Mumps outbreak in Manitoba prompts alert, may spread to Saskatchewan
The mumps virus is found in saliva and respiratory droplets, and is spread from person to person through coughing, sneezing, and coming into contact with a person's saliva by sharing drinks or utensils, or by kissing.
Jennifer Graham, The Canadian Press
Published Tuesday, February 28, 2017 2:24PM EST
Last Updated Tuesday, February 28, 2017 5:57PM EST
REGINA - A mumps outbreak in Manitoba has reached the highest number of cases in two decades and that's causing concern in neighbouring Saskatchewan.
Manitoba Health says there have been 176 confirmed cases of mumps in the province since September and up to last Friday.
"Normally, we do have between four and maybe eight in a bad year and so, yes, that's why we're classifying this as an outbreak," Dr. Richard Rusk, Manitoba's medical officer of health for communicable diseases, said Tuesday.

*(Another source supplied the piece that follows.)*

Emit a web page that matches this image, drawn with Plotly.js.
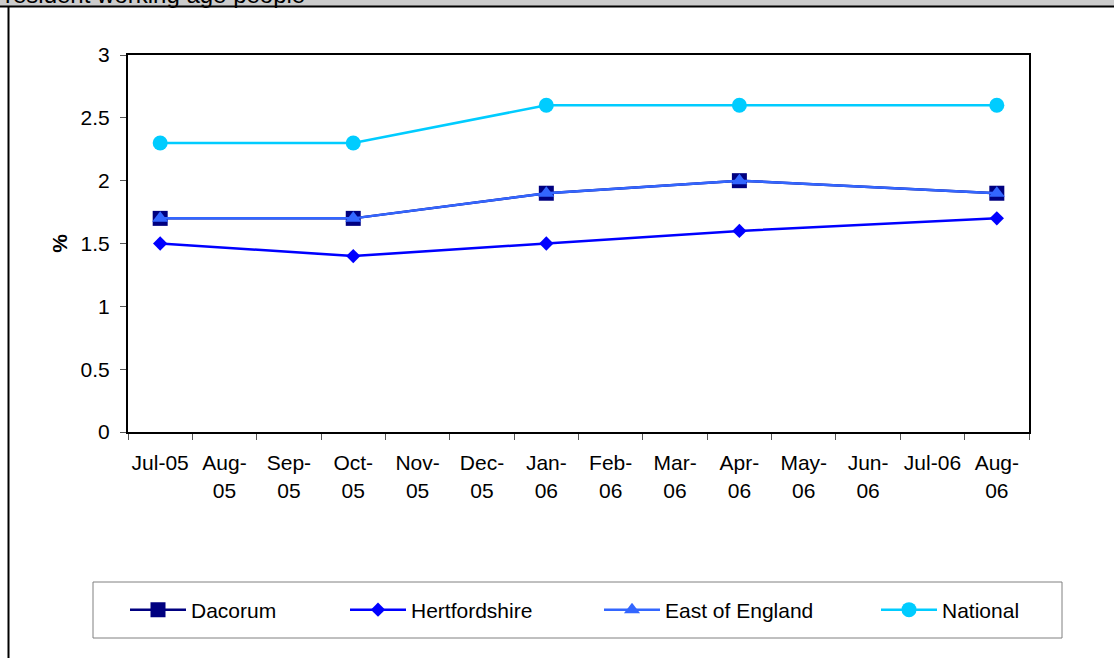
<!DOCTYPE html>
<html>
<head>
<meta charset="utf-8">
<script src="https://cdn.plot.ly/plotly-3.0.1.min.js"></script>
<style>
  html, body { margin: 0; padding: 0; background: #ffffff; }
  #chart { width: 1114px; height: 658px; }
</style>
</head>
<body>
<div id="chart"></div>
<script>
// ---- data ----
var categories = ["Jul-05","Aug-05","Sep-05","Oct-05","Nov-05","Dec-05","Jan-06","Feb-06","Mar-06","Apr-06","May-06","Jun-06","Jul-06","Aug-06"];
var tickLabels = ["Jul-05","Aug-<br>05","Sep-<br>05","Oct-<br>05","Nov-<br>05","Dec-<br>05","Jan-<br>06","Feb-<br>06","Mar-<br>06","Apr-<br>06","May-<br>06","Jun-<br>06","Jul-06","Aug-<br>06"];
var sampleMonths = ["Jul-05","Oct-05","Jan-06","Apr-06","Aug-06"];
var dacorum       = [1.7, 1.7, 1.9, 2.0, 1.9];
var hertfordshire = [1.5, 1.4, 1.5, 1.6, 1.7];
var eastOfEngland = [1.7, 1.7, 1.9, 2.0, 1.9];
var national      = [2.3, 2.3, 2.6, 2.6, 2.6];
var yTicks = [0, 0.5, 1, 1.5, 2, 2.5, 3];
var yTickLabels = ["0", "0.5", "1", "1.5", "2", "2.5", "3"];
var headerText = "resident working age people";
var yTitle = "%";

// ---- geometry helpers (plot area in pixels) ----
var W = 1114, H = 658;
var L = 128, R = 1029, T = 55, B = 432;
function px(x) { return (x - L) / (R - L); }
function py(y) { return (B - y) / (B - T); }

var FONT = "Arial, 'Liberation Sans', sans-serif";
var FS = 21;

function tr(name, y, color, symbol, size, legendId) {
  return {
    type: "scatter", mode: "lines+markers", name: name,
    x: sampleMonths, y: y,
    line: { color: color, width: 2.5 },
    marker: { color: color, symbol: symbol, size: size, line: { width: 0 } },
    legend: legendId, cliponaxis: false
  };
}

var traces = [
  tr("Dacorum", dacorum, "#000080", "square", 15, "legend"),
  tr("Hertfordshire", hertfordshire, "#0000FF", "diamond", 11, "legend2"),
  tr("East of England", eastOfEngland, "#3366FF", "triangle-up", 14, "legend3"),
  tr("National", national, "#00CCFF", "circle", 15, "legend4")
];

function leg(xpix) {
  return {
    x: px(xpix), xanchor: "left", y: py(610), yanchor: "middle",
    orientation: "h", bgcolor: "rgba(0,0,0,0)", borderwidth: 0,
    font: { family: FONT, size: FS, color: "#000" },
    itemwidth: 56, itemclick: false, itemdoubleclick: false
  };
}

var layout = {
  width: W, height: H,
  margin: { l: L, r: W - R, t: T, b: H - B, pad: 0 },
  paper_bgcolor: "#ffffff", plot_bgcolor: "#ffffff",
  font: { family: FONT, size: FS, color: "#000" },
  showlegend: true,
  legend: leg(125),
  legend2: leg(345),
  legend3: leg(599),
  legend4: leg(876),
  xaxis: {
    type: "category", categoryorder: "array", categoryarray: categories,
    tickmode: "array", tickvals: categories, ticktext: tickLabels,
    range: [-0.5, 13.5], tickson: "boundaries", tickangle: 0,
    ticks: "outside", ticklen: 6, tickwidth: 1, tickcolor: "#555",
    ticklabelstandoff: 11,
    showline: true, linecolor: "#000", linewidth: 2, mirror: true,
    showgrid: false, zeroline: false, fixedrange: true,
    tickfont: { family: FONT, size: FS, color: "#000" }, automargin: false
  },
  yaxis: {
    range: [0, 3], tickmode: "array", tickvals: yTicks, ticktext: yTickLabels,
    ticks: "outside", ticklen: 6, tickwidth: 1, tickcolor: "#555",
    ticklabelstandoff: 6,
    showline: true, linecolor: "#000", linewidth: 2, mirror: true,
    showgrid: false, zeroline: false, fixedrange: true,
    tickfont: { family: FONT, size: FS, color: "#000" }, automargin: false,
    title: { text: "<b>" + yTitle + "</b>", font: { family: FONT, size: FS, color: "#000" }, standoff: 7 }
  },
  shapes: [
    { type: "rect", xref: "paper", yref: "paper", layer: "below",
      x0: px(0), x1: px(W), y0: py(7), y1: py(0), fillcolor: "#cccccc", line: { width: 0 } },
    { type: "line", xref: "paper", yref: "paper",
      x0: px(0), x1: px(W), y0: py(6.5), y1: py(6.5), line: { color: "#000", width: 2 } },
    { type: "line", xref: "paper", yref: "paper",
      x0: px(8.5), x1: px(8.5), y0: py(6), y1: py(H), line: { color: "#000", width: 2 } },
    { type: "rect", xref: "paper", yref: "paper", layer: "below",
      x0: px(93), x1: px(1062), y0: py(638), y1: py(582), fillcolor: "rgba(0,0,0,0)", line: { color: "#808080", width: 1 } }
  ],
  annotations: [
    { text: headerText, xref: "paper", yref: "paper", x: px(3), xanchor: "left",
      y: py(-5.8), yanchor: "middle", showarrow: false,
      font: { family: FONT, size: 24, color: "#000" } }
  ]
};

Plotly.newPlot("chart", traces, layout, { displayModeBar: false, staticPlot: true });
</script>
</body>
</html>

"But as soon as it goes to the community, that's where it becomes that little bit more risky that it can spread."
Most of cases were initially university students between 18 and 29 years old, living in Winnipeg or involved in sports. One case in Manitoba involves a member of the Brandon Wheat Kings with the Western Hockey League.
But health officials say mumps cases are now being seen in all ages and throughout Manitoba.
Rusk said it's the highest number of cases since 1996 when Manitoba introduced a program to give two doses of the mumps vaccine to children.
Some of those infected were fully vaccinated, said Rusk, who noted the vaccine is about 85 per cent effective.
"We see it's spreading, but it's not quite as severe as back in the '60s, when you would have quite a lot more of those severe outcomes."
Rusk said Saskatchewan health officials are right to be concerned. There's a really high probability the virus will spread because of how mobile people are between provinces.
"It could be through a sports team, for instance. That's probably how it got through to Alberta."
In that province, seven players and a coach with the WHL Medicine Hat Tigers have also been hit by mumps. Officials have said there have also been up to four cases of mumps in Edmonton, which typically sees zero to two cases each year.
Dr. Denise Werker, Saskatchewan's deputy chief medical officer, said Saskatchewan residents and doctors need to be on alert.
"My concern is that it is just a matter of time," Werker said.
"There are health-care providers who may never have seen mumps in their clinical practice, and so they need to be prompted to think about that when somebody presents with a swollen parotid gland."
The Ministry of Health says there were seven reported cases from 2010 to 2016. There haven't been any cases in Saskatchewan so far this year.
Symptoms include fever, swollen cheeks and neck. The virus is found in saliva and respiratory droplets. It is spread from person to person through coughing, sneezing, and coming into contact with an infected person's saliva by sharing drinks or utensils, or by kissing.
Hockey players share water bottles or can drip saliva on each other because they are in close contact, but the alert doesn't mean people should stop sport activities, Werker said.
"It is ... a wake-up call for everyone to make sure their vaccination is up to date and to take precautions in terms of what happens in the locker room," she said.
A statement from the Western Hockey League last Friday said teams were being advised to take all necessary precautions, including sanitization of locker rooms and equipment. All clubs were also asked to review vaccination histories of players and staff and to strongly recommend vaccination if necessary.
The league also instructed teams to advise players to refrain from any direct contact with fans right now.
People born before 1970 are likely to have been exposed to mumps as a child and are considered to have natural immunity.
A single dose vaccine for mumps was introduced in Saskatchewan in 1979, but it didn't become apparent until years later that two doses were needed for the vaccine to be effective over the long term.
Immunity is waning for those who only got a single dose.
"The risks depend on your immunity, and that immunity is related to whether you've had one dose or two doses of vaccine and how long ago you had that vaccine," said Werker.